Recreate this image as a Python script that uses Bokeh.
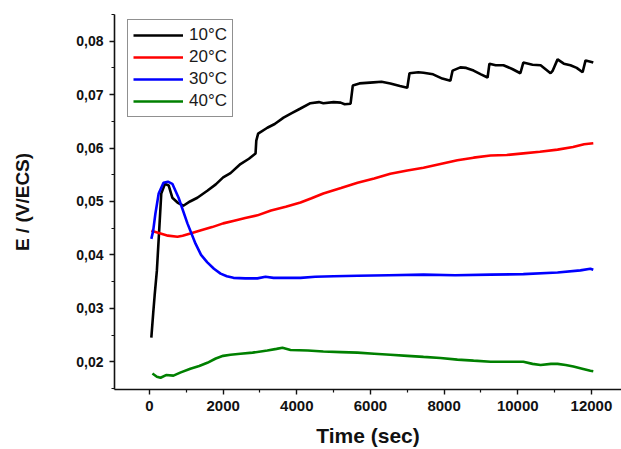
from bokeh.plotting import figure
from bokeh.models import (Range1d, FixedTicker, CustomJSTickFormatter, Legend, LegendItem)
from bokeh.embed import file_html
from bokeh.resources import INLINE

# ---- data ----
t_10 = [50, 100, 140, 200, 250, 320, 420, 520, 620, 760, 920, 1100, 1300, 1570, 1800, 2000,
        2200, 2470, 2700, 2880, 2900, 2950, 3200, 3400, 3640, 3850, 4100, 4370, 4600, 4720,
        5000, 5190, 5300, 5460, 5520, 5700, 6080, 6300, 6540, 6800, 7000, 7060, 7300, 7440,
        7700, 7950, 8170, 8230, 8440, 8600, 8800, 9000, 9180, 9230, 9400, 9610, 9850, 10070,
        10150, 10400, 10620, 10890, 10950, 11080, 11250, 11430, 11600, 11760, 11840, 11950, 12050]
e_10 = [0.0245, 0.0290, 0.0324, 0.0370, 0.0430, 0.0515, 0.0533, 0.0530, 0.0507, 0.0498, 0.0492,
        0.0500, 0.0507, 0.0520, 0.0532, 0.0545, 0.0553, 0.0570, 0.0580, 0.0590, 0.0614, 0.0627,
        0.0638, 0.0645, 0.0657, 0.0665, 0.0674, 0.0684, 0.0686, 0.0684, 0.0686, 0.0685, 0.0682,
        0.0683, 0.0717, 0.0721, 0.0723, 0.0724, 0.0721, 0.0716, 0.0713, 0.0740, 0.0742, 0.0741,
        0.0738, 0.0730, 0.0726, 0.0745, 0.0751, 0.0750, 0.0745, 0.0738, 0.0732, 0.0758, 0.0755,
        0.0755, 0.0748, 0.0740, 0.0760, 0.0756, 0.0755, 0.0740, 0.0745, 0.0766, 0.0758, 0.0755,
        0.0750, 0.0742, 0.0764, 0.0762, 0.0760]

t_20 = [50, 300, 500, 760, 900, 1110, 1400, 1700, 2000, 2300, 2600, 2930, 3300, 3700, 4100,
        4400, 4720, 5200, 5650, 6100, 6540, 7000, 7440, 7900, 8360, 8800, 9260, 9700, 10150,
        10600, 11080, 11500, 11800, 12050]
e_20 = [0.0445, 0.0440, 0.0436, 0.0434, 0.0436, 0.0440, 0.0446, 0.0452, 0.0459, 0.0464, 0.0469,
        0.0474, 0.0483, 0.0490, 0.0498, 0.0506, 0.0515, 0.0525, 0.0535, 0.0543, 0.0552, 0.0558,
        0.0563, 0.0570, 0.0577, 0.0582, 0.0586, 0.0587, 0.0590, 0.0593, 0.0597, 0.0602, 0.0607,
        0.0609]

t_30 = [50, 100, 160, 250, 380, 500, 620, 790, 1030, 1250, 1400, 1570, 1750, 1930, 2100, 2280,
        2600, 2930, 3150, 3370, 3700, 4100, 4500, 5000, 5650, 6500, 7440, 8300, 9260, 10150,
        11080, 11700, 11970, 12050]
e_30 = [0.0430, 0.0445, 0.0477, 0.0515, 0.0535, 0.0537, 0.0533, 0.0507, 0.0459, 0.0421, 0.0400,
        0.0386, 0.0374, 0.0365, 0.0360, 0.0357, 0.0356, 0.0356, 0.0359, 0.0357, 0.0357, 0.0357,
        0.0359, 0.0360, 0.0361, 0.0362, 0.0363, 0.0362, 0.0363, 0.0364, 0.0367, 0.0371, 0.0374,
        0.0372]

t_40 = [80, 200, 300, 450, 650, 850, 1110, 1350, 1570, 1800, 2000, 2200, 2470, 2800, 3200, 3450,
        3610, 3830, 4300, 4720, 5200, 5650, 6100, 6540, 7000, 7440, 7900, 8360, 8800, 9260, 9700,
        10150, 10400, 10620, 10900, 11080, 11300, 11510, 11750, 11970, 12050]
e_40 = [0.0178, 0.0172, 0.0170, 0.0175, 0.0174, 0.0180, 0.0187, 0.0192, 0.0198, 0.0206, 0.0211,
        0.0213, 0.0215, 0.0217, 0.0221, 0.0224, 0.0226, 0.0222, 0.0221, 0.0219, 0.0218, 0.0217,
        0.0215, 0.0213, 0.0211, 0.0209, 0.0207, 0.0204, 0.0202, 0.0200, 0.0200, 0.0200, 0.0196,
        0.0194, 0.0196, 0.0196, 0.0194, 0.0191, 0.0187, 0.0183, 0.0182]

labels = ["10°C", "20°C", "30°C", "40°C"]
colors = ["#000000", "#ff0000", "#0000ff", "#008000"]
x_ticks = [0, 2000, 4000, 6000, 8000, 10000, 12000]
y_ticks = [0.02, 0.03, 0.04, 0.05, 0.06, 0.07, 0.08]

p = figure(width=621, height=449, output_backend="svg", toolbar_location=None,
           x_range=Range1d(-950, 12816), y_range=Range1d(0.0148, 0.0850),
           min_border_left=114, min_border_bottom=60, min_border_top=14, min_border_right=0)
p.outline_line_color = None
p.xgrid.visible = False
p.ygrid.visible = False
p.background_fill_color = "white"
p.border_fill_color = "white"

series = [(t_10, e_10), (t_20, e_20), (t_30, e_30), (t_40, e_40)]
renderers = []
for (tx, ey), c in zip(series, colors):
    r = p.line(tx, ey, line_color=c, line_width=2.6)
    renderers.append(r)

fmt = CustomJSTickFormatter(code="return tick.toFixed(2).replace('.', ',');")
p.yaxis.ticker = FixedTicker(ticks=y_ticks, minor_ticks=[0.015 + 0.01 * i for i in range(8)])
p.yaxis.formatter = fmt
p.xaxis.ticker = FixedTicker(ticks=x_ticks, minor_ticks=[-1000 + 2000 * i for i in range(8)])

for ax in (p.xaxis[0], p.yaxis[0]):
    ax.axis_line_width = 1.6
    ax.axis_line_color = "#111111"
    ax.major_tick_line_color = "#111111"
    ax.minor_tick_line_color = "#111111"
    ax.major_tick_line_width = 1.4
    ax.minor_tick_line_width = 1.2
    ax.major_tick_out = 5
    ax.major_tick_in = 0
    ax.minor_tick_out = 3
    ax.minor_tick_in = 0
    ax.major_label_text_font = "Liberation Sans"
    ax.major_label_text_font_style = "bold"
    ax.major_label_text_color = "#111111"
    ax.axis_label_text_font = "Liberation Sans"
    ax.axis_label_text_font_style = "bold"
    ax.axis_label_text_color = "#111111"

p.xaxis.major_label_text_font_size = "15px"
p.yaxis.major_label_text_font_size = "14px"
p.xaxis.axis_label = "Time (sec)"
p.yaxis.axis_label = "E / (V/ECS)"
p.xaxis.axis_label_text_font_size = "21px"
p.yaxis.axis_label_text_font_size = "19px"
p.xaxis.axis_label_standoff = 10
p.yaxis.axis_label_standoff = 40
p.yaxis.major_label_standoff = 6
p.xaxis.major_label_standoff = 6

legend = Legend(items=[LegendItem(label=l, renderers=[r]) for l, r in zip(labels, renderers)],
                location=(13, 272))
legend.border_line_color = "#222222"
legend.border_line_width = 1.2
legend.background_fill_alpha = 1.0
legend.label_text_font = "Liberation Sans"
legend.label_text_font_size = "17px"
legend.label_text_color = "#1a1a1a"
legend.glyph_width = 50
legend.glyph_height = 20
legend.label_height = 20
legend.label_standoff = 6
legend.spacing = 2
legend.padding = 5
legend.margin = 0
p.add_layout(legend, "center")

open("out.html", "w").write(file_html(p, INLINE))
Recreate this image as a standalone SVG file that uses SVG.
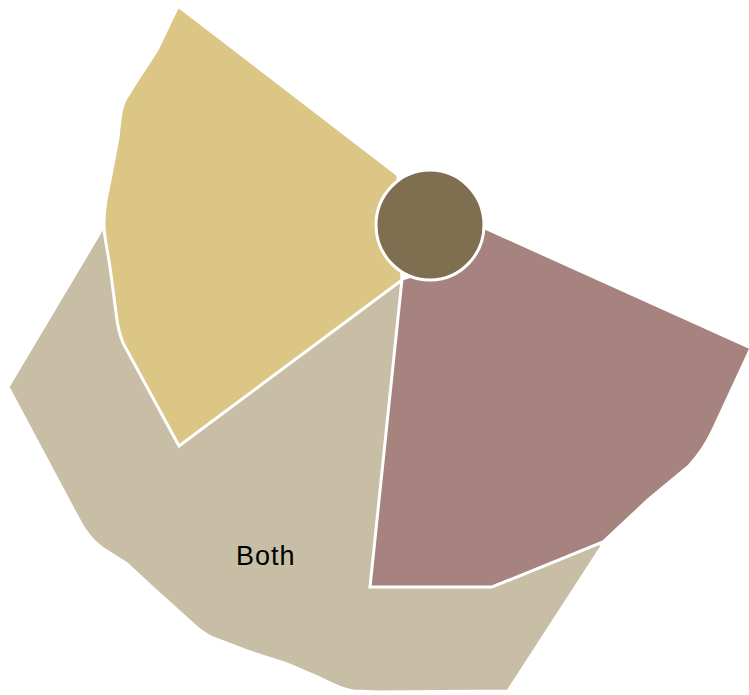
<svg xmlns="http://www.w3.org/2000/svg" width="749" height="695" viewBox="0 0 749 695">
<style>
.r{stroke:#ffffff;stroke-width:3;stroke-linejoin:miter}
.lbl{font-family:"Liberation Sans",Arial,sans-serif;font-size:27px;letter-spacing:1px;fill:#000}
</style>
<rect width="749" height="695" fill="#ffffff"/>
<g id="both">
<path class="r" fill="#C8BEA6" d="M102,229 L8,387 L79,520 C84,530 91,540 102,548 L127,564 L153,588 L193,624 C200,631 207,635 213,638 L247,651 L287,664 L320,678 C330,683 340,689 353,691 L380,692 L508,691 L602,546 L402,279 Z"/>
<text class="lbl" x="236" y="565">Both</text>
</g>
<g id="setA">
<path class="r" fill="#DBC685" d="M178,6 L398,175 L402,280 L179,446 L123,343 C120,335 118,328 117,320 L110,267 L105,237 C103,225 104,213 106,200 L112,170 L118,138 C120,118 121,108 125,100 L133,87 L157,50 Z"/>
</g>
<g id="setB">
<path class="r" fill="#A6837F" d="M445,210 L751,348 L713,430 C706,445 699,455 689,466 L648,500 L603,542 L492,587 L370,587 L402,279 L425,272 Z"/>
</g>
<g id="center">
<ellipse class="r" cx="430" cy="225" rx="54" ry="55" fill="#806E50"/>
</g>
<g id="connectors"></g>
</svg>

───

• **AIM**: Using the records above, copy exactly and only the lines from the line with "Recreate this image as a standalone" through the end, both included; leave every picture out.

• **EXERCISE SOLUTION**:
Recreate this image as a standalone SVG file that uses SVG.
<svg xmlns="http://www.w3.org/2000/svg" width="749" height="695" viewBox="0 0 749 695">
<style>
.r{stroke:#ffffff;stroke-width:3;stroke-linejoin:miter}
.lbl{font-family:"Liberation Sans",Arial,sans-serif;font-size:27px;letter-spacing:1px;fill:#000}
</style>
<rect width="749" height="695" fill="#ffffff"/>
<g id="both">
<path class="r" fill="#C8BEA6" d="M102,229 L8,387 L79,520 C84,530 91,540 102,548 L127,564 L153,588 L193,624 C200,631 207,635 213,638 L247,651 L287,664 L320,678 C330,683 340,689 353,691 L380,692 L508,691 L602,546 L402,279 Z"/>
<text class="lbl" x="236" y="565">Both</text>
</g>
<g id="setA">
<path class="r" fill="#DBC685" d="M178,6 L398,175 L402,280 L179,446 L123,343 C120,335 118,328 117,320 L110,267 L105,237 C103,225 104,213 106,200 L112,170 L118,138 C120,118 121,108 125,100 L133,87 L157,50 Z"/>
</g>
<g id="setB">
<path class="r" fill="#A6837F" d="M445,210 L751,348 L713,430 C706,445 699,455 689,466 L648,500 L603,542 L492,587 L370,587 L402,279 L425,272 Z"/>
</g>
<g id="center">
<ellipse class="r" cx="430" cy="225" rx="54" ry="55" fill="#806E50"/>
</g>
<g id="connectors"></g>
</svg>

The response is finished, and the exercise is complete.